WHAT NEEDS TO BE DONE |
Leaving out the pictures, retype the lines from the beginning of the listing through the line containing "from matplotlib.transforms import".

---*---

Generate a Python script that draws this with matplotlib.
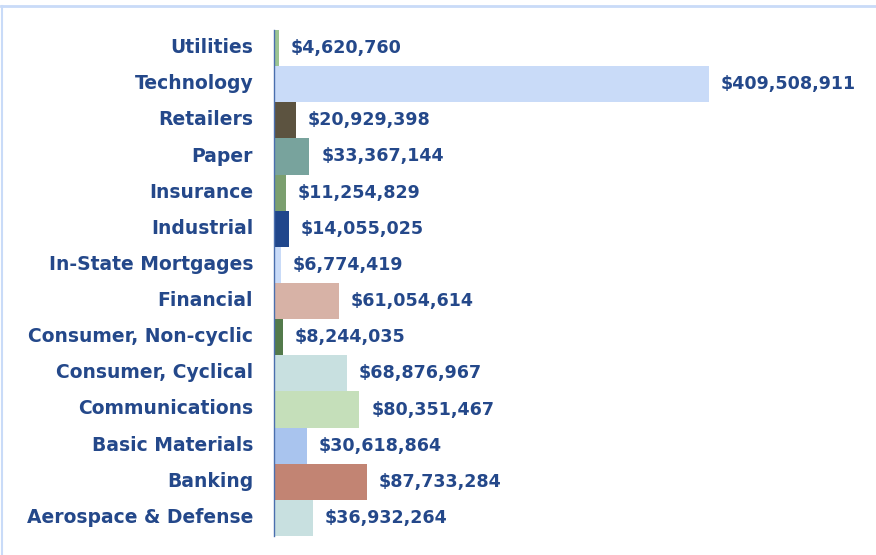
import matplotlib

matplotlib.use("Agg")

import matplotlib.pyplot as plt
from matplotlib.lines import Line2D
from matplotlib.transforms import ScaledTranslation

# top to bottom, as shown in the chart
SECTORS = [
    "Utilities",
    "Technology",
    "Retailers",
    "Paper",
    "Insurance",
    "Industrial",
    "In-State Mortgages",
    "Financial",
    "Consumer, Non-cyclic",
    "Consumer, Cyclical",
    "Communications",
    "Basic Materials",
    "Banking",
    "Aerospace & Defense",
]
AMOUNTS = [
    4620760,
    409508911,
    20929398,
    33367144,
    11254829,
    14055025,
    6774419,
    61054614,
    8244035,
    68876967,
    80351467,
    30618864,
    87733284,
    36932264,
]
COLORS = [
    "#9cc492",
    "#c9dbf8",
    "#5c5340",
    "#78a39d",
    "#7b9f6f",
    "#21478c",
    "#c9dbf8",
    "#d7b2a6",
    "#537a4b",
    "#c8e0e0",
    "#c5dfba",
    "#a9c4ee",
    "#c28473",
    "#c8e0e0",
]

TEXT_COLOR = "#24488a"

fig = plt.figure(figsize=(8.76, 5.55), dpi=100)
ax = fig.add_axes([274 / 876, 1 - 536 / 555, 596 / 876, 506 / 555])

ypos = list(range(len(SECTORS)))
ax.barh(ypos, AMOUNTS, height=1.0, color=COLORS, edgecolor="none")
ax.set_ylim(len(SECTORS) - 0.5, -0.5)
ax.set_xlim(0, 596 / 435 * 409.5e6)

ax.set_yticks(ypos)
ax.set_yticklabels(SECTORS, color=TEXT_COLOR, fontsize=13.5, fontweight="bold")
ax.tick_params(axis="y", length=0, pad=15)
ax.set_xticks([])
# category names sit a touch above the bar centres
lift = ScaledTranslation(0, 2.5 / 100, fig.dpi_scale_trans)
for lab in ax.get_yticklabels():
    lab.set_transform(lab.get_transform() + lift)

for y, v in zip(ypos, AMOUNTS):
    ax.annotate(
        "${:,}".format(v), (v, y), xytext=(8.5, 0), textcoords="offset points",
        ha="left", va="center", color=TEXT_COLOR, fontsize=12.6, fontweight="bold",
    )

for side in ["top", "right", "bottom"]:
    ax.spines[side].set_visible(False)
ax.spines["left"].set_color("#4a6fae")
ax.spines["left"].set_linewidth(1.0)

# light frame round the chart area
fig.add_artist(Line2D([0.001, 1], [1 - 6 / 555, 1 - 6 / 555], color="#c9dbf8", lw=2))
fig.add_artist(Line2D([1.5 / 876, 1.5 / 876], [0, 1 - 6 / 555], color="#c9dbf8", lw=1.5))

fig.savefig("out.png", dpi=100)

---*---

ANSWER TO THIS EXERCISE |
Generate a Python script that draws this with matplotlib.
import matplotlib

matplotlib.use("Agg")

import matplotlib.pyplot as plt
from matplotlib.lines import Line2D
from matplotlib.transforms import ScaledTranslation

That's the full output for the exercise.